University in Brazil

The Federal University of Acre (Universidade Federal do Acre, UFAC) is a Brazilian university with headquarters in Rio Branco, Acre.

The university was founded as a law school in 1964, was reorganized as a university in 1971, and was federalized in 1974. Its enrollment is over 10,000 students in undergraduate and post-graduate programs.
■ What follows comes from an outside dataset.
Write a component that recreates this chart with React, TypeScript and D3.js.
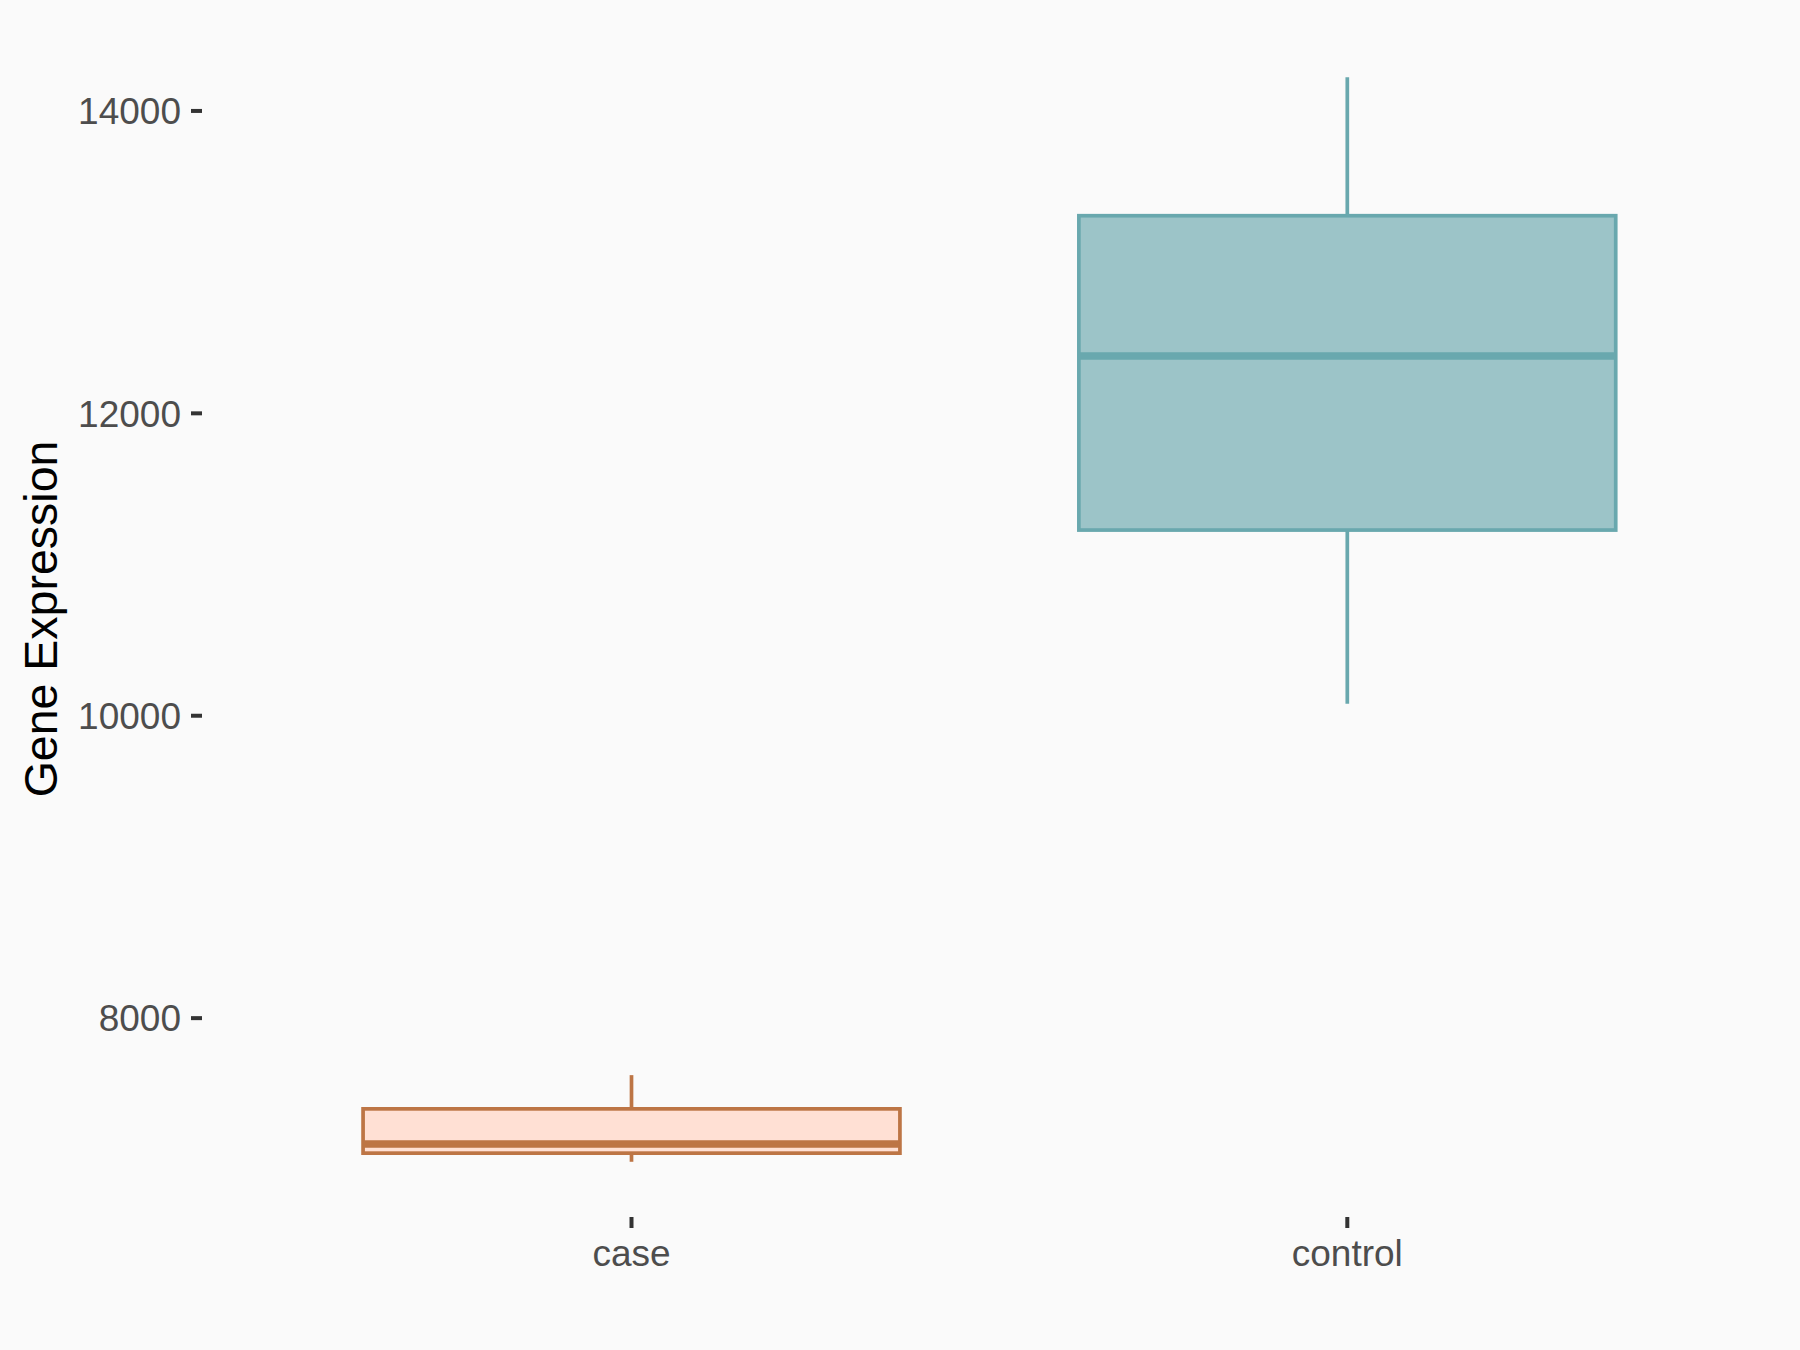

== Undergraduate programs ==
| * Agronomy Engineering * Biology * Brazilian Sign Language (LIBRAS) * Chemistry * Civil Engineering * Collective Health * Communication: Journalism * Economics * Electrical Engineering (Power Systems, Electronics and Telecommunications) | * Geography * History * Languages and Literature (English, French, Portuguese, Libras and Spanish) * Law * Licenciature Indigenous * Mathematics * Medicine * Music * Nutrition * Nursing * Pedagogy * Philosophy * Physical Education * Economic Sciences | * Physics * Psychology * Social Sciences: Sociology, Anthropology and Political Science * Theater * Veterinary Medicine |

== Master programs ==

- Master in computer science
- Master in ecology and natural resource management
- Master in environmental sciences
- Master in forestry science
- Master in health and sustainable animal production in the western Amazon
- Master in health sciences in the western amazon
- Master in humanities and languages teaching
- Master in performing arts
- Master in plant production
- Master in Public Health
- Master in regional development
- Master in science, innovation and technology for the amazon
- Master of Arts in language, language and identity
- Master's in education
- Professional master’s degree in history teaching
- Professional master’s degree in letters
- Professional master’s degree in mathematics
- Professional master’s degree in physics teaching
- Professional master’s degree in science and mathematics teaching

==Doctoral programs==

- Plant Production
- Biodiversity and Biotechnology
- Health and Sustainable Animal Production in the Western Amazon
- Collective Health

==Admissions==
The Federal University of Acre, as well as the other Brazilian federal universities, adopted the National High School Examination (ENEM) in 2012 as a standard of admission.

== Notable alumni ==
- Binho Marques, former Governor of Acre.
- Marina Silva, former senator of the state of Acre.
- Mailza Gomes, senator of the state of Acre.
- Iolanda Fleming, former Governor of Acre and the first woman to become a state governor in Brazil.